GOAL
Pictures excluded, return the lines below from the first through the line holding "1-298/360, (501-72)/496, (298-9)/360])".

SOURCE EXCERPT
+===+
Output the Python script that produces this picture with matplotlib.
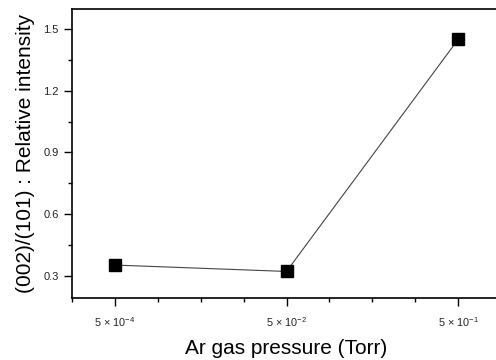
import matplotlib
matplotlib.use("Agg")
import matplotlib.pyplot as plt
from matplotlib.ticker import MultipleLocator, FixedLocator

plt.rcParams['font.family'] = ['Liberation Sans', 'DejaVu Sans']
plt.rcParams['mathtext.default'] = 'regular'

categories = [r'5 × 10$^{-4}$', r'5 × 10$^{-2}$', r'5 × 10$^{-1}$']
values = [0.353, 0.322, 1.449]
x = list(range(len(categories)))

fig = plt.figure(figsize=(4.96, 3.6), dpi=100)
ax = fig.add_axes([72/496, 1-298/360, (501-72)/496, (298-9)/360])

ax.plot(x, values, color='#444444', lw=0.8, zorder=2)
ax.plot(x, values, ls='none', marker='s', ms=9.2, color='black', zorder=3)

ax.set_xlim(-0.25, 2.25)
ax.set_ylim(0.193, 1.597)

ax.xaxis.set_major_locator(FixedLocator(x))
ax.set_xticklabels(categories, fontsize=7.8, color='#222222')
ax.xaxis.set_minor_locator(MultipleLocator(0.25))
ax.yaxis.set_major_locator(MultipleLocator(0.3))
ax.yaxis.set_minor_locator(MultipleLocator(0.15))
ax.tick_params(axis='y', labelsize=8, labelcolor='#222222', pad=4)
ax.tick_params(which='major', direction='out', length=5.5, width=1)
ax.tick_params(which='minor', direction='out', length=3, width=1)
ax.tick_params(axis='x', which='major', pad=7)

ax.spines['right'].set_visible(False)
for s in ['left', 'bottom', 'top']:
    ax.spines[s].set_linewidth(1.2)

ax.set_xlabel('Ar gas pressure (Torr)', fontsize=15, labelpad=7)
ax.set_ylabel('(002)/(101) : Relative intensity', fontsize=15, labelpad=6)

fig.savefig('out.png', dpi=100)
+===+
WRITTEN REPLY
Output the Python script that produces this picture with matplotlib.
import matplotlib
matplotlib.use("Agg")
import matplotlib.pyplot as plt
from matplotlib.ticker import MultipleLocator, FixedLocator

plt.rcParams['font.family'] = ['Liberation Sans', 'DejaVu Sans']
plt.rcParams['mathtext.default'] = 'regular'

categories = [r'5 × 10$^{-4}$', r'5 × 10$^{-2}$', r'5 × 10$^{-1}$']
values = [0.353, 0.322, 1.449]
x = list(range(len(categories)))

fig = plt.figure(figsize=(4.96, 3.6), dpi=100)
ax = fig.add_axes([72/496, 1-298/360, (501-72)/496, (298-9)/360])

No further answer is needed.